The destruction of property comes after a Chinese Ministry of Foreign Affairs (MoFA) spokesperson called on the Vietnamese government to protect Chinese interests in the country.

"The Xisha (Paracel) Islands are China's inherent territory," MoFA spokesperson Hua Chunying said at a briefing Monday. "The Chinese company's normal operations fall within China's sovereignty. China ... has required the Vietnamese side to take all necessary measures to protect the safety and lawful rights of Chinese citizens and institutions in Vietnam."

The escalating protests come after hundreds of protestors took to the streets in Vietnam over the weekend as the territorial dispute exacerbated relations between the neighboring communist states.

Vietnamese officials say Chinese military and civilian ships have been harassing their vessels near the Paracel Islands -- which are controlled by Beijing but claimed by Hanoi -- since the previous Sunday, even accusing the Chinese of repeatedly ramming into them and shooting water cannon.

A rally, which drew around a thousand protesters in Hanoi Sunday, focused local ire on the Chinese embassy, while smaller protests in Danang and Ho Chi Minh City echoed the anti-Chinese sentiment emanating from the political capital.

While public protests are rare in Vietnam, where the one-party system is wary of public gatherings, there have been several anti-Chinese protests in recent years.

That this weekend's actions went ahead unobstructed by police is seen as a sign that the government tacitly approves of the protests.

'Provocative' decision

The U.S. Department of State released a statement last week, calling China's decision to send the oil rig, accompanied by a flotilla of government vessels, "provocative," and an act that "raises tensions."

"This unilateral action appears to be part of a broader pattern of Chinese behavior to advance its claims over disputed territory in a manner that undermines peace and stability in the region," the statement said. The language was echoed by U.S. Secretary of State John Kerry in a telephone call this week between the diplomat and his Chinese counterpart.

It also raised concerns about the conduct of the Chinese vessels in the area, calling some actions by Chinese ships "dangerous."

Exclusion zone

Relations between China and Vietnam soured on Friday, when a Chinese platform began drilling for oil near the Paracel Islands. The oil rig, Haiyang Shiyou 981, is owned by state gas and oil company CNOOC.

The Maritime Safety Administration of China (MSAC) declared a three-mile exclusion zone around the rig, while military vessels have been deployed to patrol the area.

"At present, the number of escorting ships of China has reached 60, including military ships," Tran Duy Hai, Vice Chair of Vietnam's National Boundary Commission, said in a statement Wednesday.

"These vessels have intentionally hit and collided with Vietnamese law enforcement ships, including those of the Maritime Police and Fisheries Control, causing damage in human and property." (sic)

China maintains that its current drilling activities are legitimate and blames the Vietnamese for provoking the conflict.

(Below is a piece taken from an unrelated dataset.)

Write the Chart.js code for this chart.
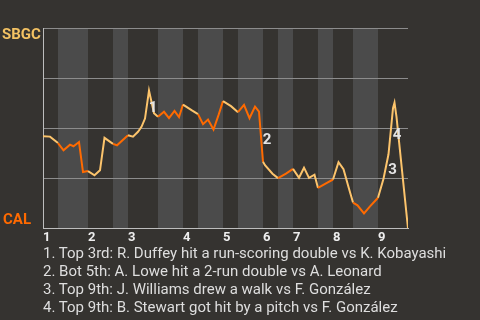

"The drilling activities of this rig are within China's territorial waters. The harassment by the Vietnamese side is in violation of China's sovereign rights," said Hua Chunying, spokesperson of China's Ministry of Foreign Affairs. She did not confirm the boat collisions.

According to CNOOC, a third of China's oil and gas resources are under the South China Sea, most of which it claims as its own, refuting rival claims from Vietnam, the Philippines, Taiwan, Malaysia, and Brunei.